An incompressible viscous fluid of constant density $ρ$ and kinematic viscosity $ν$ occupies the space above a solid boundary at $y = 0$ in two-dimensional Cartesian coordinates $(x,y)$. For time $t < 0$, the liquid and solid wall are stationary. At time $t = 0$, the solid wall is suddenly jerked into motion with constant velocity $(U,0,0)$. For time $t > 0$, the wall continues to move with the same speed. In the absence of gravity, the continuity and Navier-Stokes equations are $$∇·\textbf u = 0$$ $$ \frac{∂ \textbf u}{ ∂ t} +(\textbf u·∇)\textbf u = − \frac{1}ρ ∇p+ ν ∇^2 \textbf u$$ where $p$ is the pressure.

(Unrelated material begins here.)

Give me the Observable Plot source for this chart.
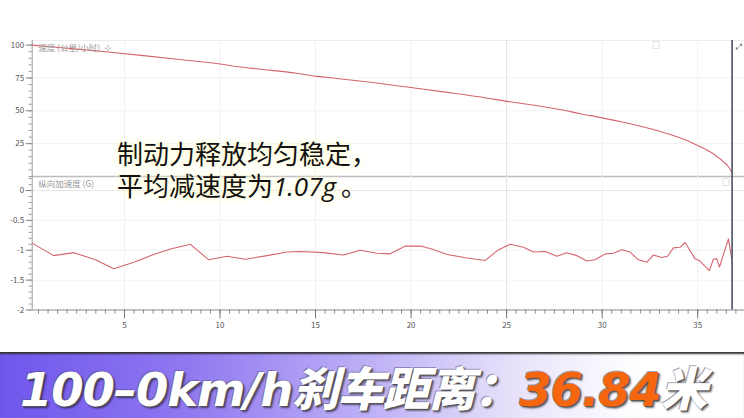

Assume $\textbf u = (u(y,t),0,0)$ and $p = p(y,t)$. Determine partial differential equations for $u(y,t)$ and $p(y,t)$.
Can someone guide me on how to do this please. Do we just rearrange the navier equation to find pressure. And for $u(y,t)$, isn't this just some function of $y$ and $z$? Because if the continuity equation holds, and the second and third of the velocity components are zero, then their partial derivatives would also be zero so you are just left with $\partial u / \partial x=0$ which gives $u=f(y,z)$
Derivation of the basic PDE requires a combination of mathematical and physical reasoning to eliminate variables, yet still render an acceptable solution to the Navier-Stokes equations.

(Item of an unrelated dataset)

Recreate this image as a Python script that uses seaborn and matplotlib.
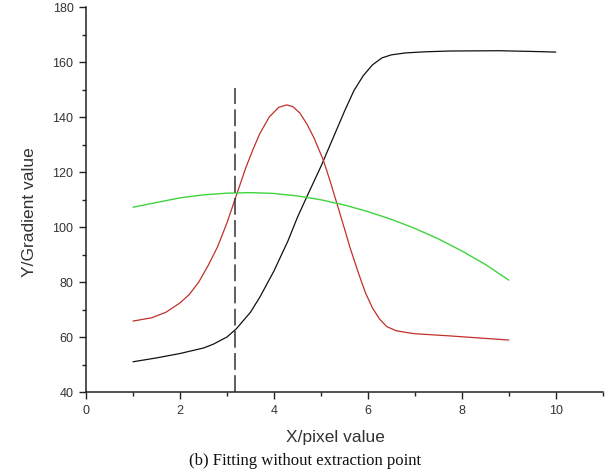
import matplotlib
matplotlib.use("Agg")
import matplotlib.pyplot as plt
import seaborn as sns
import pandas as pd
from matplotlib.ticker import MultipleLocator

# ---- data ----
x_black = [1.0, 1.5, 2.0, 2.5, 2.71, 3.0, 3.2, 3.5, 3.7, 4.0, 4.3, 4.5, 4.7, 5.0, 5.25, 5.5, 5.7, 5.9, 6.1, 6.3, 6.5, 6.8, 7.2, 7.75, 8.8, 9.6, 10.0]
y_black = [51.0, 52.4, 54.0, 56.0, 57.4, 60.0, 63.0, 69.0, 74.5, 84.0, 95.0, 103.5, 111.0, 122.0, 132.0, 142.0, 149.5, 155.0, 159.0, 161.5, 162.6, 163.3, 163.7, 164.0, 164.1, 163.8, 163.6]

x_red = [1.0, 1.4, 1.7, 2.0, 2.2, 2.4, 2.6, 2.8, 3.0, 3.2, 3.4, 3.55, 3.7, 3.9, 4.1, 4.27, 4.4, 4.55, 4.7, 4.85, 5.05, 5.2, 5.35, 5.5, 5.62, 5.8, 5.95, 6.1, 6.25, 6.4, 6.6, 6.8, 7.0, 7.75, 8.5, 9.0]
y_red = [65.8, 67.0, 69.0, 72.4, 75.5, 80.0, 86.0, 92.8, 101.5, 111.5, 121.5, 128.0, 134.0, 140.0, 143.5, 144.4, 143.8, 141.5, 137.5, 132.5, 124.4, 116.5, 108.0, 99.5, 92.5, 83.2, 76.0, 70.5, 66.5, 63.8, 62.3, 61.7, 61.2, 60.4, 59.5, 58.9]

x_green = [1.0, 1.5, 2.0, 2.5, 3.0, 3.5, 4.0, 4.5, 5.0, 5.5, 6.0, 6.5, 7.0, 7.5, 8.0, 8.5, 9.0]
y_green = [107.2, 108.9, 110.6, 111.7, 112.3, 112.5, 112.2, 111.3, 109.9, 108.0, 105.6, 102.8, 99.5, 95.7, 91.3, 86.4, 80.7]

dash_x = [3.18, 3.18]
dash_y = [40.0, 150.5]

x_ticks = [0, 2, 4, 6, 8, 10]
y_ticks = [40, 60, 80, 100, 120, 140, 160, 180]

x_label = "X/pixel value"
y_label = "Y/Gradient value"
caption = "(b) Fitting without extraction point"

# ---- figure ----
sns.set_style("ticks")
plt.rcParams['font.family'] = ['Liberation Sans', 'DejaVu Sans']

fig = plt.figure(figsize=(6.11, 4.73), dpi=100)
ax = fig.add_axes([0.1408, 0.1712, 0.8457, 0.8140])

df_b = pd.DataFrame({"x": x_black, "y": y_black})
df_r = pd.DataFrame({"x": x_red, "y": y_red})
df_g = pd.DataFrame({"x": x_green, "y": y_green})
df_d = pd.DataFrame({"x": dash_x, "y": dash_y})

sns.lineplot(data=df_b, x="x", y="y", color="#111111", lw=0.9, estimator=None, ax=ax)
sns.lineplot(data=df_r, x="x", y="y", color="#c0302a", lw=0.9, estimator=None, ax=ax)
sns.lineplot(data=df_g, x="x", y="y", color="#3ed43e", lw=1.0, estimator=None, ax=ax)
sns.lineplot(data=df_d, x="x", y="y", color="#333333", lw=1.1, estimator=None,
             sort=False, ax=ax, dashes=False, linestyle=(0, (11, 3.5)))

ax.set_xlim(0, 11)
ax.set_ylim(40, 180)
ax.set_xticks(x_ticks)
ax.set_yticks(y_ticks)
ax.xaxis.set_minor_locator(MultipleLocator(1))
ax.yaxis.set_minor_locator(MultipleLocator(10))
ax.tick_params(which="major", direction="out", length=5, width=1.0, color="#222222",
               labelsize=9, labelcolor="#333333", pad=4)
ax.tick_params(which="minor", direction="out", length=3, width=1.0, color="#222222")
sns.despine(ax=ax)
for s in ("left", "bottom"):
    ax.spines[s].set_linewidth(1.1)
    ax.spines[s].set_color("#222222")
ax.set_xlabel("")
ax.set_ylabel("")

fig.text(335 / 611, 1 - 437 / 473, x_label, ha="center", va="center", fontsize=12.5, color="#333333")
fig.text(30 / 611, 1 - 212 / 473, y_label, ha="center", va="center", rotation=90, fontsize=12.5, color="#333333")
fig.text(305 / 611, 1 - 461 / 473, caption, ha="center", va="center", fontsize=12,
         family=["Liberation Serif", "DejaVu Serif"], color="#111111")

fig.savefig("out.png", dpi=100)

Without an external body force component and a surface force component at the plate in the $z-$direction, there will be no velocity component in that direction, $w = 0,$ and no gradient $\frac{\partial u}{\partial z} = 0.$ Similarly, without mass injection or suction there will be no velocity component in the $y-$direction, $v = 0$. At high-speeds, instabilities could grow, inducing turbulence and non-zero velocity components / gradients in those directions, but the intent here is most likely to solve Stokes' first problem for the basic laminar flow.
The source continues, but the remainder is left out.